AusbildungWorks

How to Find an Ausbildung Position in Germany

Finding the right position is where the process gets real. Up to this point, most people are gathering information. Here, you are trying to get a company to take you seriously. Germany still has a mismatch in the training market, with many positions left unfilled — but foreign applicants often waste months applying badly, in the wrong places, or to professions that do not fit their profile.

Where positions are listed

Start with the platforms that actually matter:

  • The Federal Employment Agency job portal
  • Ausbildung.de
  • Azubi.de
  • Company career pages
  • Regional employer and chamber sites

Some of the best openings are not on flashy "study abroad" pages. They are on normal German employer websites.

What to search for

Use the German job title, not a loose English version. Search by profession plus words like:

  • Ausbildung
  • Ausbildungsplatz
  • Ausbildungsbeginn 2026
  • City or federal state name

If you search "nursing training Germany for foreigners" you will mostly get generic guide pages. If you search Pflegefachmann Ausbildung Bayern 2026, you are much closer to a real position.
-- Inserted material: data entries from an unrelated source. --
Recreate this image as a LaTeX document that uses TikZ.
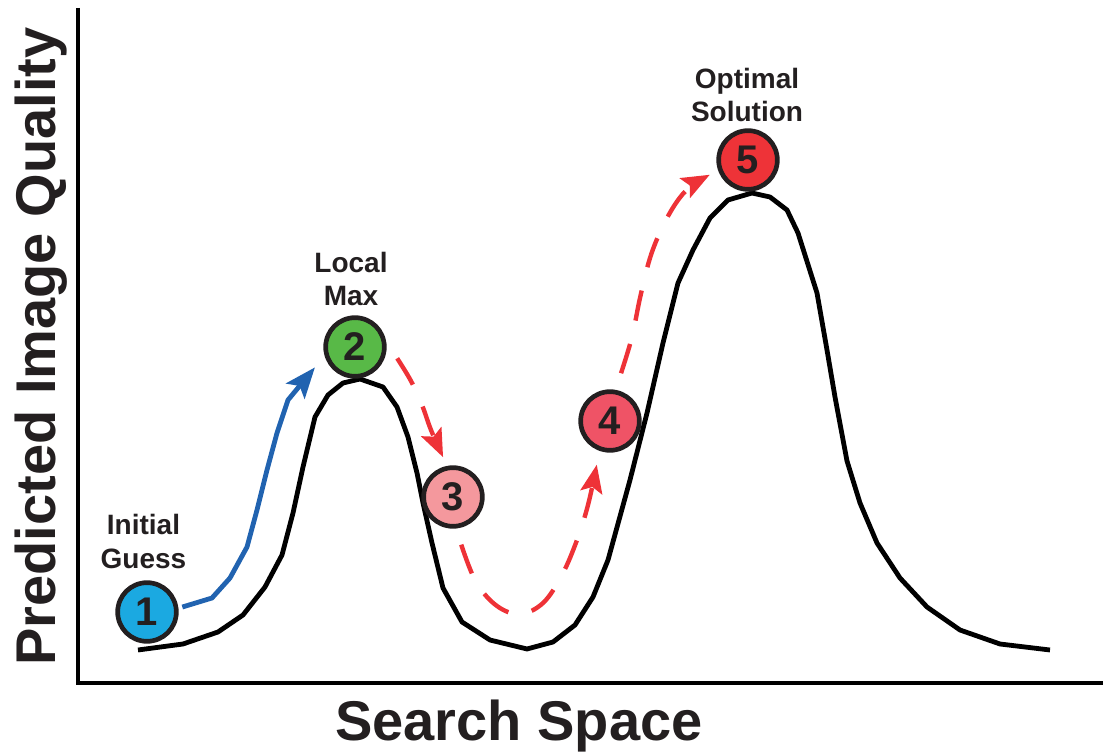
\documentclass[tikz,border=0pt]{standalone}
\usepackage{fontspec}
\setmainfont{Liberation Sans}
\usetikzlibrary{arrows.meta,backgrounds}

\definecolor{ink}{HTML}{231F20}
\definecolor{startcyan}{HTML}{1BA9E1}
\definecolor{localgreen}{HTML}{58B947}
\definecolor{palered}{HTML}{F4989D}
\definecolor{midred}{HTML}{EF5366}
\definecolor{bestred}{HTML}{EE3338}
\definecolor{climbblue}{HTML}{2163B0}
\definecolor{jumpred}{HTML}{EE3237}

\begin{document}
\begin{tikzpicture}[x=0.75pt,y=-0.75pt,
  stepnum/.style={circle,draw=ink,line width=3.5pt,minimum size=44pt,inner sep=0pt,
    font=\fontsize{30}{30}\selectfont\bfseries,text=ink},
  pointlabel/.style={font=\fontsize{21}{25}\selectfont\bfseries,text=ink,align=center,inner sep=0pt},
  axislabel/.style={font=\fontsize{42}{42}\selectfont\bfseries,text=ink,inner sep=0pt},
  climb/.style={draw=climbblue,line width=3.6pt,line join=miter,
    -{Stealth[length=23pt,width=18pt,inset=5pt]}},
  jump/.style={draw=jumpred,line width=3.3pt,dash pattern=on 23pt off 18pt,
    -{Stealth[length=21pt,width=16.5pt,inset=4pt]}},
  landscape/.style={draw=black,line width=3.6pt,line join=round},
  axisline/.style={draw=black,line width=3pt,line join=miter}]

\useasboundingbox (0,0) rectangle (1104,755);

% axes
\draw[axisline] (78,8) -- (78,683) -- (1103,683);

% axis titles
\node[axislabel,rotate=90] (ylab) at (41.5,346.5) {Predicted Image Quality};
\node[axislabel] (xlab) at (519,726) {Search Space};

% numbered search points
\node[stepnum,fill=startcyan]  (n1) at (147,612) {1};
\node[stepnum,fill=localgreen] (n2) at (355,347) {2};
\node[stepnum,fill=palered]    (n3) at (453,497) {3};
\node[stepnum,fill=midred]     (n4) at (610,421) {4};
\node[stepnum,fill=bestred]    (n5) at (748,160) {5};

% point labels
\node[pointlabel] (l1) at (143.5,541.5) {Initial\\Guess};
\node[pointlabel] (l2) at (351,279) {Local\\Max};
\node[pointlabel] (l5) at (747,95) {Optimal\\Solution};

% quality landscape behind the points
\begin{scope}[on background layer]
\draw[landscape] (138,650) -- (183,644) -- (218,632) -- (243,615) -- (265,587)
  -- (282,555) -- (293,513) -- (303,467) -- (315,417) -- (328,395) -- (343,383)
  -- (360,379) -- (383,387) -- (397,407) -- (408,437) -- (417,473) -- (423,503)
  -- (432,543) -- (443,588) -- (462,622) -- (490,640) -- (527,649) -- (553,642)
  -- (575,625) -- (593,597) -- (608,560) -- (630,480) -- (647,413) -- (663,343)
  -- (678,283) -- (693,250) -- (710,218) -- (728,200) -- (752,193) -- (770,197)
  -- (787,210) -- (798,233) -- (817,293) -- (827,350) -- (835,397) -- (847,461)
  -- (860,503) -- (877,543) -- (900,578) -- (927,607) -- (960,630) -- (1000,644)
  -- (1050,650);
\end{scope}

% hill climb from the initial guess to the local maximum
\draw[climb] ([shift={(8:3pt)}]n1.8) -- (212,598) -- (230,578) -- (247,547)
  -- (257,510) -- (267,470) -- (277,433) -- (288,400)
  -- ([shift={(207:10pt)}]n2.207);

% jumps out of the local maximum towards the optimum
\draw[jump] plot[smooth,tension=0.6] coordinates {([shift={(-15:9pt)}]n2.-15)
  (411,381) (422,405) (431,430) ([shift={(104:7pt)}]n3.104)};
\draw[jump] plot[smooth,tension=0.6] coordinates {([shift={(-80.5:12.5pt)}]n3.-80.5)
  (476,582) (497,606) (520,614) (543,603) (562,575) (577,540) (588,505)
  ([shift={(253.5:10.5pt)}]n4.253.5)};
\draw[jump] plot[smooth,tension=0.6] coordinates {([shift={(77:13pt)}]n4.77)
  (632,337) (640,298) (650,258) (662,228) (676,203) (690,187)
  ([shift={(201.5:7pt)}]n5.201.5)};
\end{tikzpicture}
\end{document}
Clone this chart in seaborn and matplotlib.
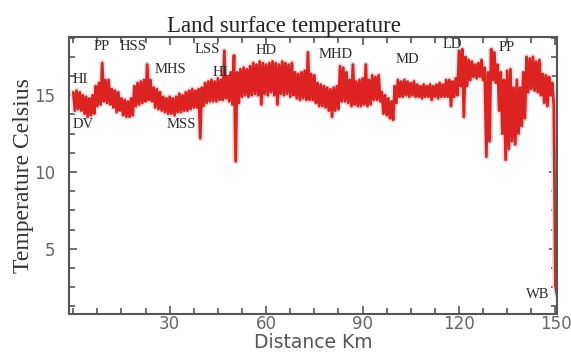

Where foreign applicants do better

Your chances usually improve when you target:

  • Shortage professions
  • Less popular regions
  • Medium-sized towns
  • Employers with repeated trainee hiring
  • Sectors used to international recruitment

That often means healthcare, trades, industrial jobs, and logistics rather than office roles in Berlin.

How companies think

A company is not only asking whether you meet the requirements. It is asking whether you will actually arrive, cope, and finish.

That means your search strategy should screen for employers where your profile makes sense. If your German is still around B1, you are usually better off in roles with clearer routines and less documentation-heavy work than in customer-facing office jobs.

What to prepare before searching

Before you send applications, have these ready:

  • Target professions
  • Target regions
  • A German CV
  • A usable cover letter structure
  • School records
  • Language proof
  • A basic understanding of the visa route

That is the difference between searching and actually applying.

FAQ

Can I find an Ausbildung from outside Germany?

Yes. Many employers accept applications and interviews from abroad, especially in shortage sectors.

Should I focus on big cities?

Only if you have a strong reason. Smaller cities and rural areas often have less competition and cheaper rent.

Which platform is best?

There is no single best one. Use the Federal Employment Agency, Ausbildung.de, Azubi.de, and direct company sites together.